[PROVIDED INFORMATION]

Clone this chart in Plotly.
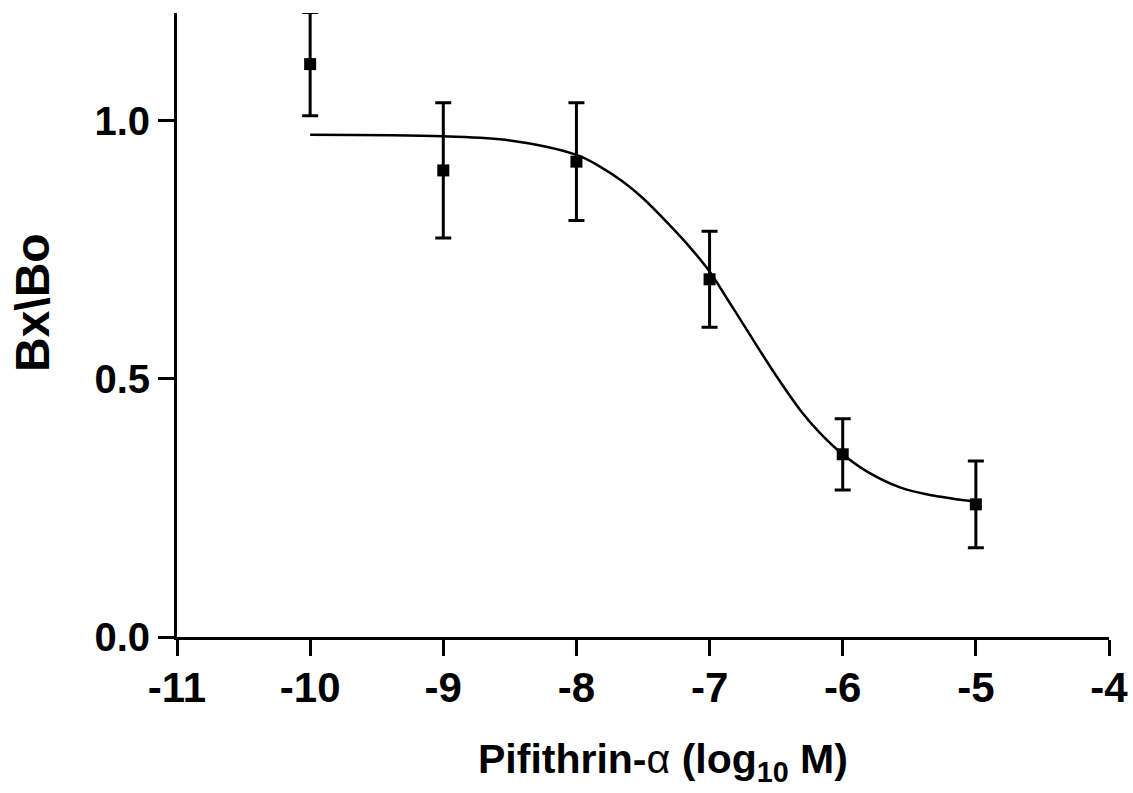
import plotly.graph_objects as go

# Measured data points (log10 M concentration vs Bx/Bo)
conc = [-10, -9, -8, -7, -6, -5]
ratio = [1.110, 0.904, 0.921, 0.693, 0.354, 0.257]
err = [0.100, 0.131, 0.114, 0.093, 0.069, 0.084]

# Fitted curve
curve_x = [-10.0, -9.0, -8.5, -8.0, -7.82, -7.65, -7.5, -7.3, -7.15, -7.0, -6.86, -6.72,
           -6.52, -6.32, -6.17, -6.0, -5.82, -5.57, -5.32, -5.0]
curve_y = [0.973, 0.970, 0.962, 0.934, 0.911, 0.882, 0.850, 0.798, 0.756, 0.708, 0.652, 0.595,
           0.514, 0.440, 0.395, 0.354, 0.321, 0.290, 0.274, 0.262]

x_ticks = [-11, -10, -9, -8, -7, -6, -5, -4]
y_ticks = [0.0, 0.5, 1.0]
y_labels = ["0.0", "0.5", "1.0"]

FONT = "Liberation Sans, Arial, sans-serif"

fig = go.Figure()
fig.add_trace(go.Scatter(
    x=curve_x, y=curve_y, mode="lines",
    line=dict(color="black", width=2.5, shape="spline", smoothing=1.0),
    hoverinfo="skip", showlegend=False,
))
fig.add_trace(go.Scatter(
    x=conc, y=ratio, mode="markers",
    marker=dict(symbol="square", size=12, color="black"),
    error_y=dict(type="data", array=err, visible=True, color="black",
                 thickness=3, width=8),
    showlegend=False,
))

fig.update_layout(
    width=1133, height=793,
    margin=dict(l=177, r=24, t=13, b=156, autoexpand=False),
    paper_bgcolor="white", plot_bgcolor="white",
    font=dict(family=FONT, color="black"),
    xaxis=dict(
        range=[-11, -4], tickmode="array", tickvals=x_ticks,
        ticktext=[str(t) for t in x_ticks],
        showgrid=False, zeroline=False, showline=True,
        linecolor="black", linewidth=3,
        ticks="outside", ticklen=16, tickwidth=2.5, tickcolor="black",
        tickfont=dict(family=FONT, size=42, color="black", weight="bold"),
        ticklabelstandoff=-4, automargin=False,
    ),
    yaxis=dict(
        range=[0, 1.209], tickmode="array", tickvals=y_ticks, ticktext=y_labels,
        showgrid=False, zeroline=False, showline=True,
        linecolor="black", linewidth=3,
        ticks="outside", ticklen=16, tickwidth=2.5, tickcolor="black",
        tickfont=dict(family=FONT, size=40, color="black", weight="bold"),
        automargin=False,
    ),
    annotations=[
        dict(text="<b>Pifithrin-</b>α<b> (log<sub>10</sub> M)</b>", xref="paper", yref="paper",
             x=(663 - 177) / 932, y=(637 - 762) / 624, xanchor="center", yanchor="middle",
             showarrow=False, font=dict(family=FONT, size=41, color="black")),
        dict(text="<b>Bx\\Bo</b>", xref="paper", yref="paper",
             x=(32 - 177) / 932, y=(637 - 303) / 624, xanchor="center", yanchor="middle",
             textangle=-90, showarrow=False,
             font=dict(family=FONT, size=48, color="black")),
    ],
)

fig.write_html("out.html", config={"displayModeBar": False},
               post_script="document.body.style.margin='0';document.body.style.padding='0';")
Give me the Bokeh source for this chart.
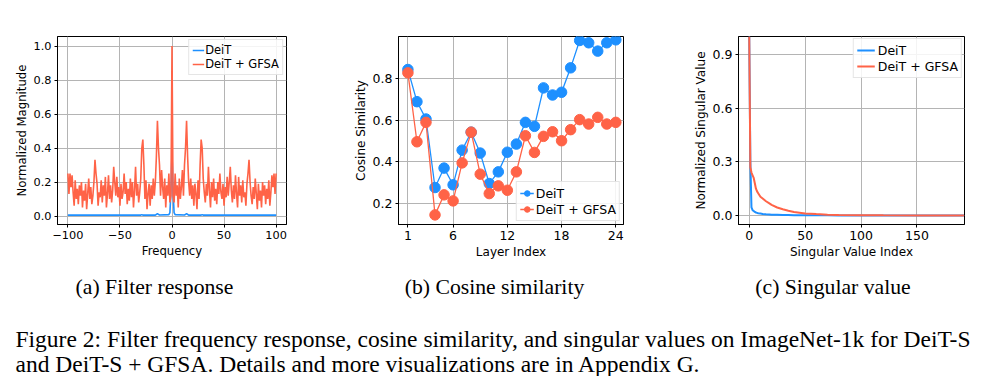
from bokeh.plotting import figure
from bokeh.models import Range1d, FixedTicker, CustomJSTickFormatter
from bokeh.layouts import column, row
from bokeh.core.properties import value
from bokeh.embed import file_html
from bokeh.resources import INLINE

# ---------------- data ----------------
# (a) Filter response
freq = list(range(-100, 101))
deit_filter_freq = [-100, -30, -29, -28, -16, -15, -14, -13, -12, -3, -2, -1, 0,
                    1, 2, 3, 12, 13, 14, 15, 16, 28, 29, 30, 100]
deit_filter = [0.005, 0.005, 0.008, 0.005, 0.005, 0.010, 0.014, 0.010, 0.006, 0.008, 0.02, 0.15, 0.37,
               0.15, 0.02, 0.008, 0.006, 0.010, 0.014, 0.010, 0.005, 0.005, 0.008, 0.005, 0.005]
gfsa_filter = [
    0.25, 0.13, 0.25, 0.17, 0.24, 0.14, 0.06, 0.21, 0.10, 0.16,
    0.07, 0.18, 0.12, 0.20, 0.05, 0.15, 0.09, 0.19, 0.04, 0.13,
    0.22, 0.10, 0.17, 0.07, 0.12, 0.20, 0.33, 0.25, 0.19, 0.06,
    0.14, 0.11, 0.21, 0.08, 0.18, 0.12, 0.23, 0.05, 0.13, 0.24,
    0.10, 0.18, 0.08, 0.15, 0.29, 0.20, 0.12, 0.23, 0.11, 0.17,
    0.06, 0.19, 0.10, 0.14, 0.25, 0.13, 0.20, 0.07, 0.16, 0.09,
    0.22, 0.11, 0.20, 0.05, 0.15, 0.29, 0.12, 0.19, 0.08, 0.14,
    0.22, 0.40, 0.45, 0.30, 0.10, 0.21, 0.04, 0.13, 0.19, 0.06,
    0.18, 0.10, 0.22, 0.12, 0.20, 0.35, 0.56, 0.40, 0.30, 0.12,
    0.27, 0.17, 0.10, 0.22, 0.05, 0.18, 0.12, 0.25, 0.08, 0.12,
    1.00,
    0.12, 0.08, 0.25, 0.12, 0.18, 0.05, 0.22, 0.10, 0.17, 0.27,
    0.12, 0.30, 0.40, 0.56, 0.35, 0.20, 0.12, 0.22, 0.10, 0.18,
    0.06, 0.19, 0.13, 0.04, 0.21, 0.10, 0.30, 0.45, 0.40, 0.22,
    0.14, 0.08, 0.19, 0.12, 0.29, 0.15, 0.05, 0.20, 0.11, 0.22,
    0.09, 0.16, 0.07, 0.20, 0.13, 0.25, 0.14, 0.10, 0.19, 0.06,
    0.17, 0.11, 0.23, 0.12, 0.20, 0.29, 0.15, 0.08, 0.18, 0.10,
    0.24, 0.13, 0.05, 0.23, 0.12, 0.18, 0.08, 0.21, 0.11, 0.14,
    0.06, 0.19, 0.25, 0.33, 0.20, 0.12, 0.07, 0.17, 0.10, 0.22,
    0.13, 0.04, 0.19, 0.09, 0.15, 0.05, 0.20, 0.12, 0.18, 0.07,
    0.16, 0.10, 0.21, 0.06, 0.14, 0.24, 0.17, 0.25, 0.13, 0.25,
]

# (b) Cosine similarity
layers = [1, 2, 3, 4, 5, 6, 7, 8, 9, 10, 11, 12, 13, 14, 15, 16, 17, 18, 19, 20, 21, 22, 23, 24]
deit_cos = [0.842, 0.688, 0.605, 0.277, 0.370, 0.290, 0.456, 0.542, 0.442, 0.296, 0.352, 0.446,
            0.485, 0.589, 0.570, 0.754, 0.720, 0.733, 0.850, 0.981, 0.970, 0.930, 0.970, 0.984]
gfsa_cos = [0.826, 0.496, 0.589, 0.146, 0.242, 0.213, 0.395, 0.542, 0.341, 0.248, 0.285, 0.264,
            0.352, 0.525, 0.445, 0.522, 0.544, 0.501, 0.554, 0.602, 0.581, 0.613, 0.581, 0.589]

# (c) Singular value
sv_index = [0, 1, 2, 3, 4, 5, 6, 7, 8, 10, 12, 15, 18, 20, 25, 30, 35, 40, 50, 60, 70, 80, 100, 120, 150, 192]
deit_sv = [1.0, 0.30, 0.045, 0.030, 0.025, 0.020, 0.017, 0.015, 0.013, 0.011, 0.009, 0.007, 0.006,
           0.005, 0.004, 0.003, 0.0025, 0.002, 0.0015, 0.001, 0.001, 0.0005, 0.0003, 0.0002, 0.0001, 0.0]
gfsa_sv = [1.0, 0.27, 0.24, 0.225, 0.21, 0.18, 0.15, 0.135, 0.125, 0.105, 0.095, 0.080, 0.068,
           0.060, 0.045, 0.035, 0.027, 0.020, 0.012, 0.008, 0.005, 0.003, 0.0015, 0.001, 0.0005, 0.0]

series_labels = ["DeiT", "DeiT + GFSA"]
subcaptions = ["(a) Filter response", "(b) Cosine similarity", "(c) Singular value"]
caption_lines = [
    "Figure 2: Filter frequency response, cosine similarity, and singular values on ImageNet-1k for DeiT-S",
    "and DeiT-S + GFSA. Details and more visualizations are in Appendix G.",
]

BLUE = "#1e90ff"
RED = "#ff6347"
SANS = "DejaVu Sans"
SERIF = "Liberation Serif"
FIG_H = 262
TOP = 36
FRAME_H = 188


def style(p, xticks, yticks, xfmt, yfmt, xlabel, ylabel, tick_fs, label_fs):
    p.outline_line_color = "black"
    p.outline_line_width = 1
    p.outline_line_alpha = 1
    p.background_fill_color = "white"
    p.border_fill_color = "white"
    p.xaxis.ticker = FixedTicker(ticks=xticks)
    p.yaxis.ticker = FixedTicker(ticks=yticks)
    p.xaxis.formatter = CustomJSTickFormatter(code=xfmt)
    p.yaxis.formatter = CustomJSTickFormatter(code=yfmt)
    p.xaxis.axis_label = xlabel
    p.yaxis.axis_label = ylabel
    for ax in (p.xaxis, p.yaxis):
        ax.axis_line_color = "black"
        ax.major_tick_in = 0
        ax.major_tick_out = 3
        ax.minor_tick_line_color = None
        ax.major_tick_line_color = "black"
        ax.major_label_text_font = SANS
        ax.major_label_text_font_size = tick_fs
        ax.major_label_text_color = "black"
        ax.axis_label_text_font = SANS
        ax.axis_label_text_font_size = label_fs
        ax.axis_label_text_font_style = "normal"
        ax.axis_label_text_color = "black"
        ax.major_label_standoff = 3
        ax.axis_label_standoff = 2
    p.grid.grid_line_color = "#b4b4b4"
    p.grid.grid_line_width = 1
    p.grid.minor_grid_line_color = None


def style_legend(p, loc, fs):
    lg = p.legend[0]
    lg.location = loc
    lg.label_text_font = SANS
    lg.label_text_font_size = fs
    lg.label_text_color = "black"
    lg.border_line_color = "#cccccc"
    lg.border_line_width = 1
    lg.background_fill_alpha = 0.85
    lg.spacing = 0
    lg.padding = 3
    lg.margin = 3
    lg.label_standoff = 3


minus_fmt = "return (tick < 0 ? '\\u2212' : '') + Math.abs(tick).toFixed(0);"
int_fmt = "return tick.toFixed(0);"
one_fmt = "return tick.toFixed(1);"

# ---------------- (a) ----------------
pa = figure(width=340, height=FIG_H, output_backend="svg", toolbar_location=None,
            x_range=Range1d(-110, 110), y_range=Range1d(-0.05, 1.056),
            min_border_left=57, min_border_right=54, min_border_top=TOP,
            min_border_bottom=FIG_H - TOP - FRAME_H)
pa.line(deit_filter_freq, deit_filter, color=BLUE, line_width=1.6, legend_label=series_labels[0])
pa.line(freq, gfsa_filter, color=RED, line_width=1.6, legend_label=series_labels[1])
style(pa, [-100, -50, 0, 50, 100], [0, 0.2, 0.4, 0.6, 0.8, 1.0], minus_fmt, one_fmt,
      "Frequency", "Normalized Magnitude", "11.3px", "11.7px")
style_legend(pa, "top_right", "11.5px")
pa.legend[0].glyph_width = 12
pa.legend[0].glyph_height = 14
pa.legend[0].label_height = 14
pa.legend[0].label_standoff = 1

# ---------------- (b) ----------------
pb = figure(width=340, height=FIG_H, output_backend="svg", toolbar_location=None,
            x_range=Range1d(-0.04, 24.85), y_range=Range1d(0.1, 1.0),
            min_border_left=58, min_border_right=57, min_border_top=TOP,
            min_border_bottom=FIG_H - TOP - FRAME_H)
pb.line(layers, deit_cos, color=BLUE, line_width=1.3, legend_label=series_labels[0])
pb.scatter(layers, deit_cos, color=BLUE, size=10.5, legend_label=series_labels[0])
pb.line(layers, gfsa_cos, color=RED, line_width=1.3, legend_label=series_labels[1])
pb.scatter(layers, gfsa_cos, color=RED, size=10.5, legend_label=series_labels[1])
style(pb, [1, 6, 12, 18, 24], [0.2, 0.4, 0.6, 0.8], int_fmt, one_fmt,
      "Layer Index", "Cosine Similarity", "12.5px", "12px")
style_legend(pb, "bottom_right", "12.5px")
pb.legend[0].glyph_width = 14
pb.legend[0].glyph_height = 16
pb.legend[0].label_height = 16
pb.legend[0].label_standoff = 2

# ---------------- (c) ----------------
pc = figure(width=315, height=FIG_H, output_backend="svg", toolbar_location=None,
            x_range=Range1d(-9.6, 192.5), y_range=Range1d(-0.05, 1.0),
            min_border_left=58, min_border_right=31, min_border_top=TOP,
            min_border_bottom=FIG_H - TOP - FRAME_H)
pc.line(sv_index, deit_sv, color=BLUE, line_width=2, legend_label=series_labels[0])
pc.line(sv_index, gfsa_sv, color=RED, line_width=2, legend_label=series_labels[1])
style(pc, [0, 50, 100, 150], [0.0, 0.3, 0.6, 0.9], int_fmt, one_fmt,
      "Singular Value Index", "Normalized Singular Value", "12.5px", "12px")
style_legend(pc, "top_right", "12.5px")
pc.legend[0].glyph_width = 18
pc.legend[0].glyph_height = 16
pc.legend[0].label_height = 16
pc.legend[0].margin = 2

# ---------------- captions ----------------
CAP_TOP = FIG_H
CAP_H = 376 - FIG_H
cap = figure(width=995, height=CAP_H, output_backend="svg", toolbar_location=None,
             x_range=Range1d(0, 995), y_range=Range1d(CAP_TOP + CAP_H, CAP_TOP), min_border=0)
cap.axis.visible = False
cap.grid.visible = False
cap.outline_line_color = None
cap.text(x=[154, 494, 832.5], y=[286, 286, 286], text=subcaptions,
         text_font=value(SERIF), text_font_size="21.7px", text_align="center",
         text_baseline="alphabetic", text_color="black")
cap.text(x=[15, 15], y=[338, 363], text=caption_lines,
         text_font=value(SERIF), text_font_size="23.5px", text_align="left",
         text_baseline="alphabetic", text_color="black")

layout = column(row(pa, pb, pc, spacing=0), cap, spacing=0)
open("out.html", "w").write(file_html(layout, INLINE))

[PROBLEM REQUIREMENTS] Start at the line containing "Give me the Bokeh source for this chart." and stop at the line containing "from bokeh.resources import INLINE"; transcribe those lines exactly, skipping pictures.

[ANSWER IN FULL]
Give me the Bokeh source for this chart.
from bokeh.plotting import figure
from bokeh.models import Range1d, FixedTicker, CustomJSTickFormatter
from bokeh.layouts import column, row
from bokeh.core.properties import value
from bokeh.embed import file_html
from bokeh.resources import INLINE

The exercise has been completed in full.